::: SUPPLIED MATERIAL

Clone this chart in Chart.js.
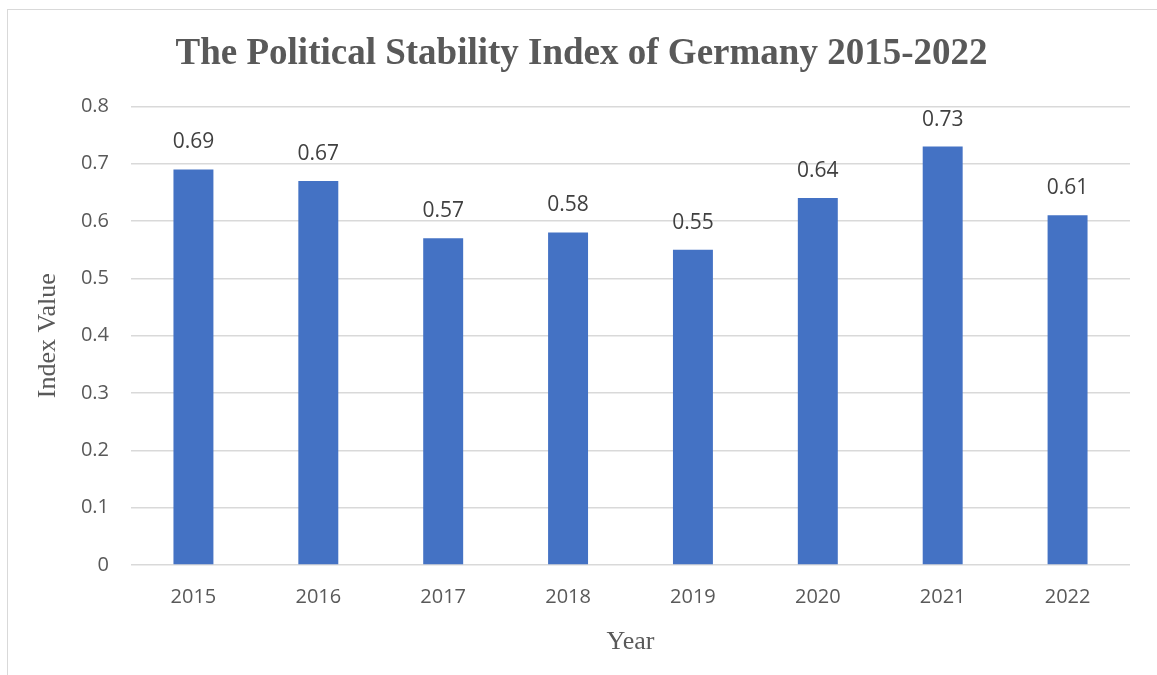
<!DOCTYPE html>
<html>
<head>
<meta charset="utf-8">
<script src="https://cdn.jsdelivr.net/npm/chart.js@4"></script>
<style>
  body { margin: 0; background: #fff; overflow: hidden; }
  #wrap { position: relative; width: 1157px; height: 675px; overflow: hidden; }
  #frame { position: absolute; left: 7px; top: 9px; width: 1300px; height: 800px; border: 1px solid #d9d9d9; }
  canvas { position: absolute; left: 0; top: 0; }
</style>
</head>
<body>
<div id="wrap">
  <div id="frame"></div>
  <canvas id="myChart" width="1157" height="675"></canvas>
</div>
<script>
const years = ['2015', '2016', '2017', '2018', '2019', '2020', '2021', '2022'];
const indexValues = [0.69, 0.67, 0.57, 0.58, 0.55, 0.64, 0.73, 0.61];
const yTicks = [0, 0.1, 0.2, 0.3, 0.4, 0.5, 0.6, 0.7, 0.8];

// simple value labels above each bar
const barLabels = {
    id: 'barLabels',
    afterDatasetsDraw(chart) {
        const ctx = chart.ctx;
        const meta = chart.getDatasetMeta(0);
        ctx.save();
        ctx.font = '21px "Open Sans"';
        ctx.fillStyle = '#404040';
        ctx.textAlign = 'center';
        ctx.textBaseline = 'middle';
        meta.data.forEach((bar, i) => {
            ctx.fillText(indexValues[i].toFixed(2), bar.x, bar.y - 27);
        });
        ctx.restore();
    }
};

const ctx = document.getElementById('myChart').getContext('2d');
new Chart(ctx, {
    type: 'bar',
    data: {
        labels: years,
        datasets: [{
            data: indexValues,
            backgroundColor: '#4472C4',
            borderWidth: 0,
            categoryPercentage: 1,
            barPercentage: 0.32
        }]
    },
    options: {
        responsive: false,
        animation: false,
        layout: { padding: { left: 33, right: 27, top: 0, bottom: 17 } },
        plugins: {
            legend: { display: false },
            tooltip: { enabled: false },
            title: {
                display: true,
                text: 'The Political Stability Index of Germany 2015-2022',
                color: '#595959',
                font: { family: '"Liberation Serif"', size: 37, weight: 'bold' },
                padding: { top: 32, bottom: 30 }
            }
        },
        scales: {
            x: {
                afterFit(axis) { axis.height = 93; },
                grid: { display: false, drawTicks: false },
                border: { display: false },
                ticks: { color: '#595959', font: { family: '"Open Sans"', size: 20 }, padding: 20 },
                title: {
                    display: true, text: 'Year', color: '#595959',
                    font: { family: '"Liberation Serif"', size: 26 },
                    padding: { top: 0, bottom: 0 }
                }
            },
            y: {
                min: 0, max: 0.8,
                afterBuildTicks(axis) { axis.ticks = yTicks.map(v => ({ value: v })); },
                afterFit(axis) { axis.width = 98; },
                grid: { color: '#d9d9d9', lineWidth: 1.5, drawTicks: false },
                border: { display: false },
                ticks: { color: '#595959', font: { family: '"Open Sans"', size: 20 }, padding: 22,
                    callback: v => String(Math.round(v * 10) / 10) },
                title: {
                    display: true, text: 'Index Value', color: '#595959',
                    font: { family: '"Liberation Serif"', size: 26 },
                    padding: { top: 0, bottom: 0 }
                }
            }
        }
    },
    plugins: [barLabels]
});
</script>
</body>
</html>
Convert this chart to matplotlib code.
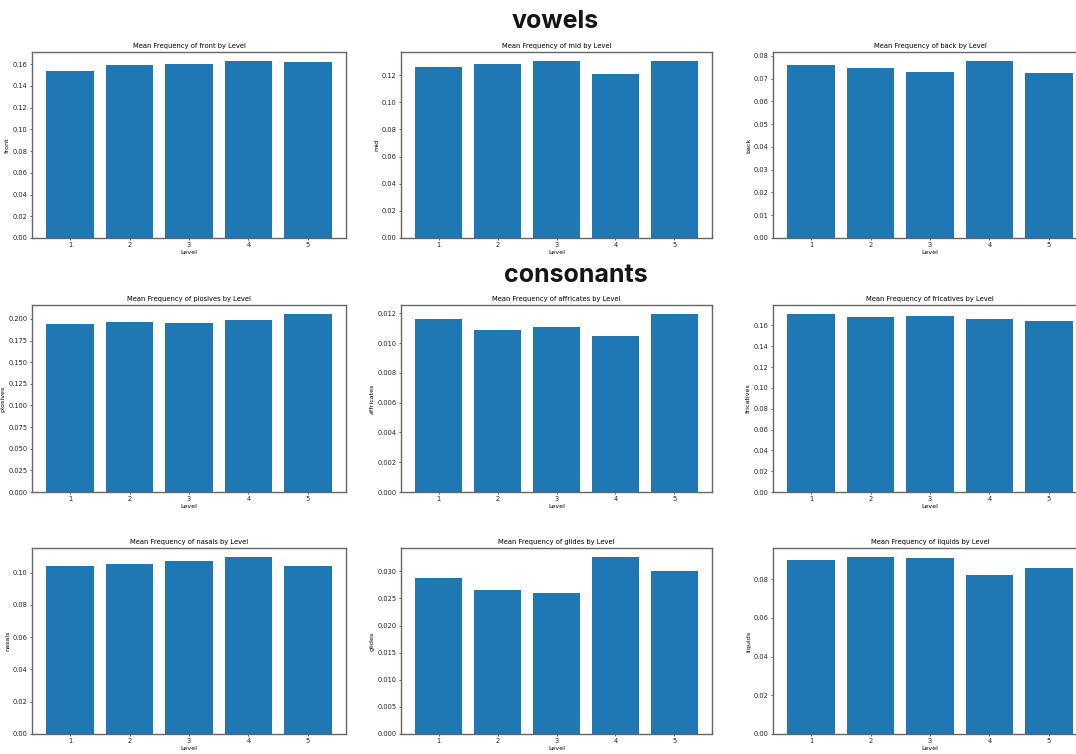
import matplotlib.pyplot as plt
from matplotlib.ticker import MultipleLocator

levels = [1, 2, 3, 4, 5]

front = [0.154, 0.159, 0.160, 0.163, 0.162]
mid = [0.126, 0.128, 0.1306, 0.1208, 0.1306]
back = [0.0762, 0.0747, 0.0731, 0.0778, 0.0725]

plosives = [0.1938, 0.1970, 0.1958, 0.1993, 0.2058]
affricates = [0.01161, 0.01087, 0.01107, 0.01051, 0.01197]
fricatives = [0.1710, 0.1683, 0.1687, 0.1661, 0.1645]

nasals = [0.1043, 0.1052, 0.1072, 0.1097, 0.1039]
glides = [0.02878, 0.02651, 0.02607, 0.03266, 0.03007]
liquids = [0.0901, 0.0915, 0.0907, 0.0819, 0.0860]

W, H = 1076, 754
fig = plt.figure(figsize=(W / 100, H / 100), dpi=100)

# pixel boxes: rows (top, bottom), cols (left, right)
rows = [(52, 238), (305, 492), (548, 734)]
cols = [(32, 346), (401, 712), (773, 1087)]

features = [
    [("front", front), ("mid", mid), ("back", back)],
    [("plosives", plosives), ("affricates", affricates), ("fricatives", fricatives)],
    [("nasals", nasals), ("glides", glides), ("liquids", liquids)],
]
# tick steps as in the original (larger) figure
steps = {"fricatives": 0.02}


def draw_bars(ax, name, vals):
    ax.bar(levels, vals, width=0.8, color="#1f77b4")
    ax.set_title(f"Mean Frequency of {name} by Level", fontsize=4.9, pad=3)
    ax.set_xlabel("Level", fontsize=4.6, labelpad=1)
    ax.set_ylabel(name, fontsize=4.6, labelpad=2)
    ax.set_xticks(levels)
    if name in steps:
        ax.yaxis.set_major_locator(MultipleLocator(steps[name]))
    ax.tick_params(labelsize=4.8, length=1.6, width=0.5, pad=1.5, colors="#222222")
    for s in ax.spines.values():
        s.set_color("#666666")
        s.set_linewidth(1.0)


for r, (top, bottom) in enumerate(rows):
    for c, (left, right) in enumerate(cols):
        ax = fig.add_axes([left / W, 1 - bottom / H, (right - left) / W, (bottom - top) / H])
        name, vals = features[r][c]
        draw_bars(ax, name, vals)

fig.text(555 / W, 1 - 21 / H, "vowels", ha="center", va="center",
         fontsize=18, fontweight="bold", family="Inter", color="#151515")
fig.text(576 / W, 1 - 276 / H, "consonants", ha="center", va="center",
         fontsize=18, fontweight="bold", family="Inter", color="#151515")

fig.savefig("out.png", dpi=100)
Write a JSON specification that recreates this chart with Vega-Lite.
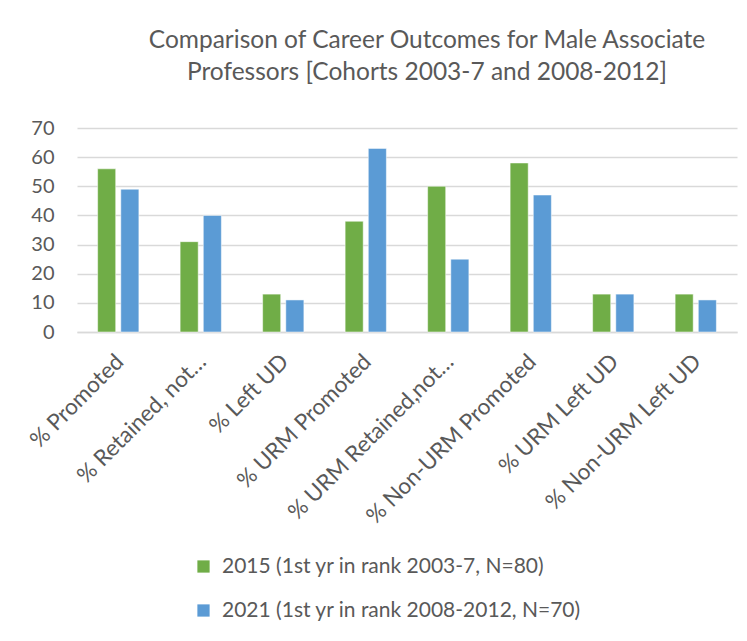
{
  "$schema": "https://vega.github.io/schema/vega-lite/v6.json",
  "autosize": "none",
  "width": 660,
  "height": 204,
  "padding": {"left": 77, "top": 128, "right": 10, "bottom": 309},
  "background": "white",
  "title": {
    "text": ["Comparison of Career Outcomes for Male  Associate", "Professors [Cohorts 2003-7 and 2008-2012]"],
    "font": "Lato",
    "fontSize": 24.5,
    "fontWeight": "normal",
    "color": "#595959",
    "lineHeight": 32,
    "anchor": "middle",
    "dx": 20,
    "offset": 33
  },
  "data": {
    "values": [
      {"outcome": "% Promoted", "cohort": "2015 (1st yr in rank 2003-7, N=80)", "value": 56},
      {"outcome": "% Promoted", "cohort": "2021 (1st yr in rank 2008-2012, N=70)", "value": 49},
      {"outcome": "% Retained, not…", "cohort": "2015 (1st yr in rank 2003-7, N=80)", "value": 31},
      {"outcome": "% Retained, not…", "cohort": "2021 (1st yr in rank 2008-2012, N=70)", "value": 40},
      {"outcome": "% Left UD", "cohort": "2015 (1st yr in rank 2003-7, N=80)", "value": 13},
      {"outcome": "% Left UD", "cohort": "2021 (1st yr in rank 2008-2012, N=70)", "value": 11},
      {"outcome": "% URM Promoted", "cohort": "2015 (1st yr in rank 2003-7, N=80)", "value": 38},
      {"outcome": "% URM Promoted", "cohort": "2021 (1st yr in rank 2008-2012, N=70)", "value": 63},
      {"outcome": "% URM Retained,not…", "cohort": "2015 (1st yr in rank 2003-7, N=80)", "value": 50},
      {"outcome": "% URM Retained,not…", "cohort": "2021 (1st yr in rank 2008-2012, N=70)", "value": 25},
      {"outcome": "% Non-URM Promoted", "cohort": "2015 (1st yr in rank 2003-7, N=80)", "value": 58},
      {"outcome": "% Non-URM Promoted", "cohort": "2021 (1st yr in rank 2008-2012, N=70)", "value": 47},
      {"outcome": "% URM Left UD", "cohort": "2015 (1st yr in rank 2003-7, N=80)", "value": 13},
      {"outcome": "% URM Left UD", "cohort": "2021 (1st yr in rank 2008-2012, N=70)", "value": 13},
      {"outcome": "% Non-URM Left UD", "cohort": "2015 (1st yr in rank 2003-7, N=80)", "value": 13},
      {"outcome": "% Non-URM Left UD", "cohort": "2021 (1st yr in rank 2008-2012, N=70)", "value": 11}
    ]
  },
  "mark": {"type": "bar", "stroke": "white", "strokeOpacity": 0.5, "strokeWidth": 1},
  "encoding": {
    "x": {
      "field": "outcome",
      "type": "nominal",
      "sort": null,
      "scale": {"paddingInner": 0.5, "paddingOuter": 0.25},
      "axis": {
        "title": null,
        "labelAngle": -45,
        "labelFont": "Lato",
        "labelFontSize": 22.5,
        "labelColor": "#595959",
        "labelPadding": 18,
        "labelOffset": -6,
        "labelLimit": 300,
        "ticks": false,
        "domainColor": "#D9D9D9",
        "domainWidth": 1.5
      }
    },
    "xOffset": {
      "field": "cohort",
      "type": "nominal",
      "scale": {"paddingInner": 0.22}
    },
    "y": {
      "field": "value",
      "type": "quantitative",
      "scale": {"domain": [0, 70]},
      "axis": {
        "title": null,
        "values": [0, 10, 20, 30, 40, 50, 60, 70],
        "labelFont": "Lato",
        "labelFontSize": 20,
        "labelColor": "#595959",
        "labelPadding": 23,
        "ticks": false,
        "domain": false,
        "gridColor": "#D9D9D9",
        "gridWidth": 1.5
      }
    },
    "color": {
      "field": "cohort",
      "type": "nominal",
      "scale": {"range": ["#70AD47", "#5B9BD5"]},
      "legend": {
        "title": null,
        "orient": "none",
        "legendX": 116,
        "legendY": 428,
        "direction": "vertical",
        "symbolType": "square",
        "symbolSize": 150,
        "symbolStrokeWidth": 0,
        "labelFont": "Lato",
        "labelFontSize": 21,
        "labelColor": "#595959",
        "labelOffset": 8,
        "labelLimit": 500,
        "rowPadding": 22
      }
    }
  },
  "config": {"view": {"stroke": null}}
}
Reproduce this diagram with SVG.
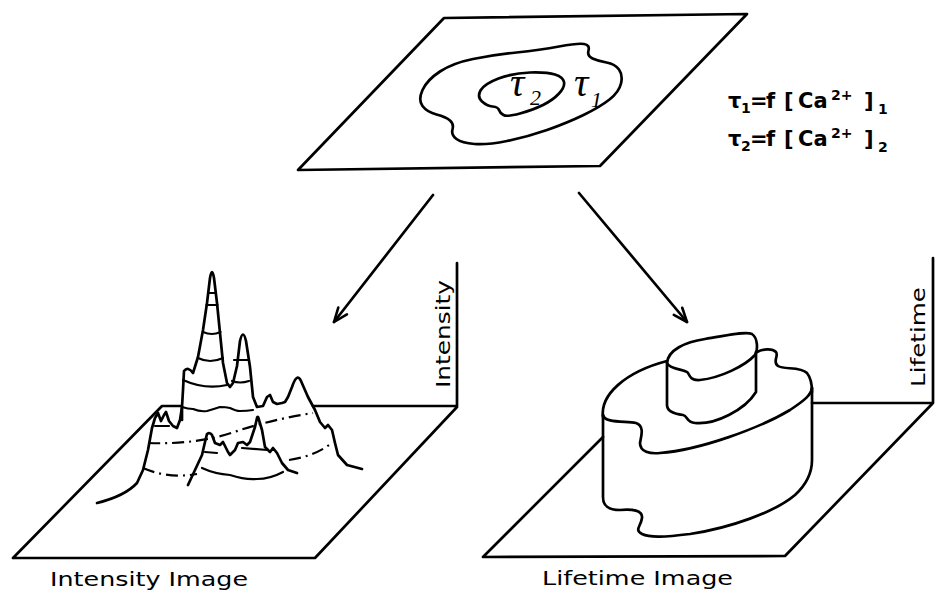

::::::

Return each line where "this" shows up.

**FULL OUTPUT**
Clone this chart in Chart.js.
Convert this chart to matplotlib code.
Write a JSON specification that recreates this chart with Vega-Lite.
Reproduce this diagram with SVG.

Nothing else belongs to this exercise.